Every non-trivial optimisation in the format pipeline is grounded in a paper measured against a real corpus — 523 Claude Code sessions, 10,644 MCP tool responses from production traffic. The full source-of-truth (methods, datasets, reproducibility scripts) lives at docs/research/INDEX.md in the repo.

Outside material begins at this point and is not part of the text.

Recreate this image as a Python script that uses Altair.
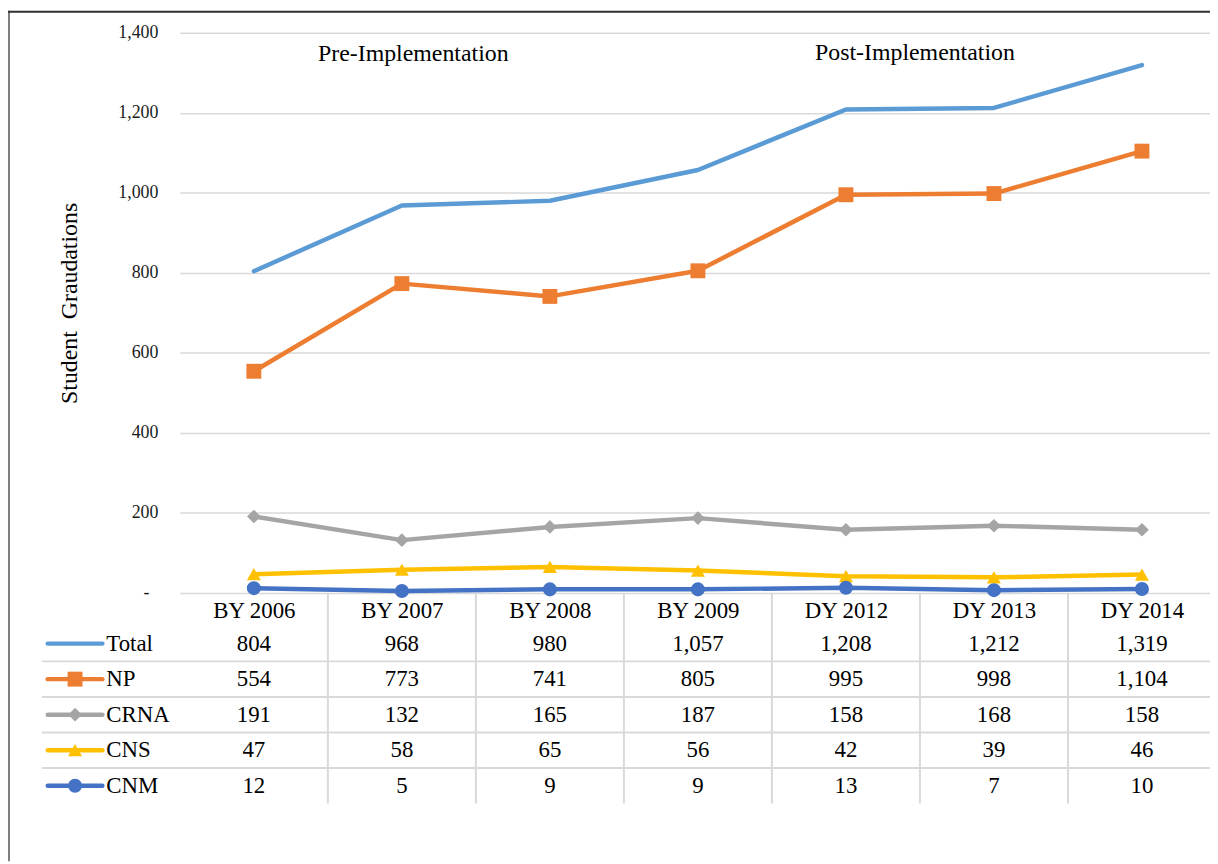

This page is a quick orientation.

Papers

#PaperStatusHeadline result
1TrimTree: priority-driven pagination — binary knapsack within a token budget, p₁ metricdraft (820-line full draft, all experiments complete)3.3× p₁ vs uniform on power-law data; FIFO baseline 35% replicated across 3 corpora; KV-cache pass on Sonnet 4.5 ≈ 40% input-side savings (66.5% hit rate)
2Format-adaptive tree encoding — multi-choice knapsack picking CSV / table / key:value per subtreedraftPer-call savings on the corpus: avg 69% on get_issues (top 92%), avg 26% on *_pipeline; ≥ 20% bucket hits 1.25% of all events but most calls of the shape-friendly endpoints
3 (theory · implementation)Context Enrichment Hypothesis + tool-aware knapsack with provider value modelsdraft (prefetch dispatcher merged in v0.22; production telemetry pending)Pearson r = −0.280 between chars_per_item and follow-up enrichment calls; thin issues (< 200 chars/item) → 43% of turns add a get_issue; rich (1.5 k–4 k) → 2%
4Dataset-as-context — large responses become queryable Parquet artefacts the LLM pulls fromdraft (early concept, no measurements yet)Hypothesised 60–80% additional savings on top of TrimTree; evaluation harness not yet built

Corpus baselines

These numbers ground every paper above (paper 1 §B):

  • get_merge_request_diffs — P90 = 35 k chars ≈ 10 k tokens, 28% of responses exceed an 8 k-token budget
  • get_epics — P90 = 43 k chars ≈ 12 k tokens, 37% exceed budget
  • After overflow, agents always produce a text response on the next turn — they never retry / paginate

Status

  • Paper 1 — complete draft, replicated across 3 corpora, lands in the next minor version.
  • Paper 2 — complete draft, lands in the next minor version (the format-adaptive encoder is already in the codebase under feature flag).
  • Paper 3 — prefetch dispatcher merged in v0.22; production telemetry pending.
  • Paper 4 — concept stage, no production code yet.

Notebooks & data

Reproducibility scripts and the corpus notebook are under docs/research/ in the repo (paper-1-repro, benchmarks, data, notebooks).